Display the results of these metrics on a low-noise dashboard that the team looks at and cares about.
define early, measure and make key metrics a (low-noise) focal point for the team
That means building in the tools to measure and monitor, also as early as possible. If you are applying TDD, these metrics will act as the skeleton upon which the meat will take shape. They will fail at first, and then as you meet the criteria, will then pass; and become continuous feedback from then on.
For every actionable bug we find, we not only repair the bug but we also help prevent its recurrence. (By actionable, I mean something we care about and want to fix.)
The reason why the bug occurred is determined and then addressed through a bug fix and a new test. If the test can be automated, it should be.
In reducing churn and manual overhead, automate as much as possible — from tests to deployments to monitoring.

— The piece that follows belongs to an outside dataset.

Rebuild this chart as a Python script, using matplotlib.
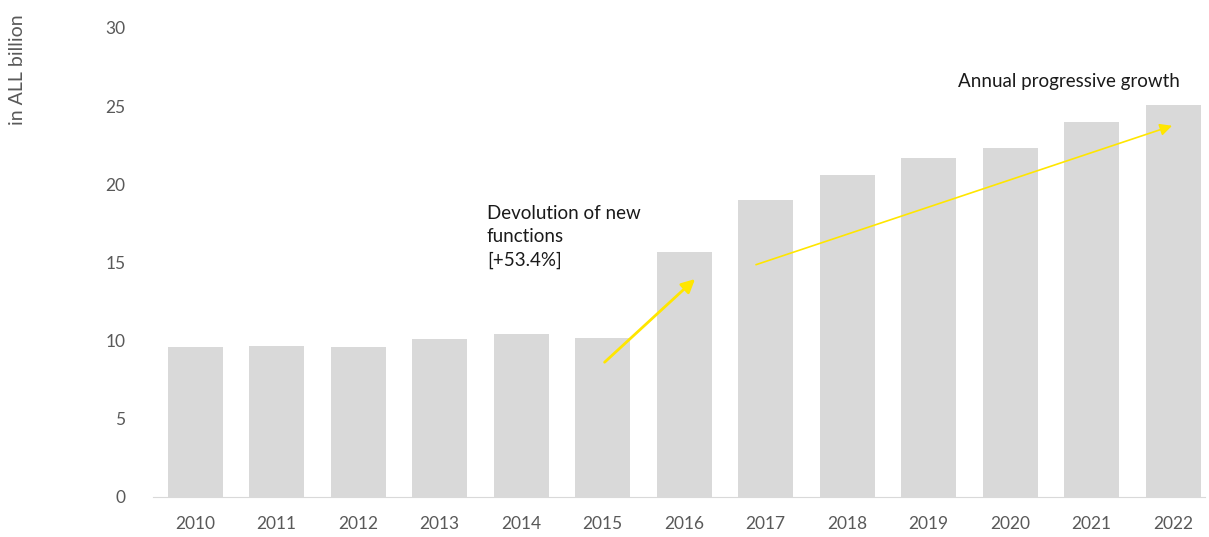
import numpy as np
import matplotlib as mpl
import matplotlib.pyplot as plt

mpl.rcParams['font.family'] = ['Lato', 'DejaVu Sans']

years = ['2010', '2011', '2012', '2013', '2014', '2015', '2016',
         '2017', '2018', '2019', '2020', '2021', '2022']
values = [9.6, 9.65, 9.6, 10.1, 10.4, 10.2, 15.7,
          19.0, 20.6, 21.7, 22.3, 24.0, 25.1]

fig = plt.figure(figsize=(12.09, 5.37), dpi=100)
ax = fig.add_axes([0.1266, 0.0745, 0.870, 0.8735])

x = np.arange(len(years))
ax.bar(x, values, width=0.675, color='#d9d9d9')

ax.set_xlim(-0.515, 12.39)
ax.set_ylim(0, 30)
ax.set_yticks(range(0, 31, 5))
ax.set_xticks(x)
ax.set_xticklabels(years)
ax.tick_params(axis='both', length=0, labelsize=12.5, colors='#595959')
ax.tick_params(axis='y', pad=20)
ax.tick_params(axis='x', pad=14)
for s in ['top', 'right', 'left']:
    ax.spines[s].set_visible(False)
ax.spines['bottom'].set_color('#d9d9d9')

# arrows
ax.annotate('', xy=(6.16, 14.06), xytext=(5.0, 8.5),
            arrowprops=dict(arrowstyle='-|>', color='#ffe600', lw=2, mutation_scale=20))
ax.annotate('', xy=(12.02, 23.8), xytext=(6.85, 14.8),
            arrowprops=dict(arrowstyle='-|>', color='#ffe600', lw=1.2, mutation_scale=18))

ax.text(3.58, 18.7, 'Devolution of new\nfunctions\n[+53.4%]', fontsize=13.5,
        va='top', ha='left', linespacing=1.45, color='#1a1a1a')
ax.text(10.72, 26.6, 'Annual progressive growth', fontsize=13.5,
        va='center', ha='center', color='#1a1a1a')

fig.text(18 / 1209, 1 - 14 / 537, 'in ALL billion', rotation=90, va='top',
         ha='center', fontsize=14, color='#595959')

plt.savefig('out.png', dpi=100)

Anything repeatable should be automated, if at all feasible. Use your humans for what they’re good at: intelligence and unpredictable decisions and tasks.
What about existing systems? How do you TDD/TDI and Test Pyramid these — which have for instance no or badly implemented tests and monitoring up to this point?
Likely it cannot and shouldn’t be completely retrofitted with new tests.
But with every tweak made to improve or alter it, apply test-early and the test pyramid, thus slowly and incrementally improving quality.
Lean is about reducing waste to the end of value, and thus quality.
Not doing QA on the entire system as early as possible and as frequently as possible, leads to waste when it needs to be done later and bugs are found later.
The reduction of waste (rework, defects, friction) by holistically testing the whole system, early and continuously (even into production), including measuring what really matters, and incrementally improving thereupon, is lean QA.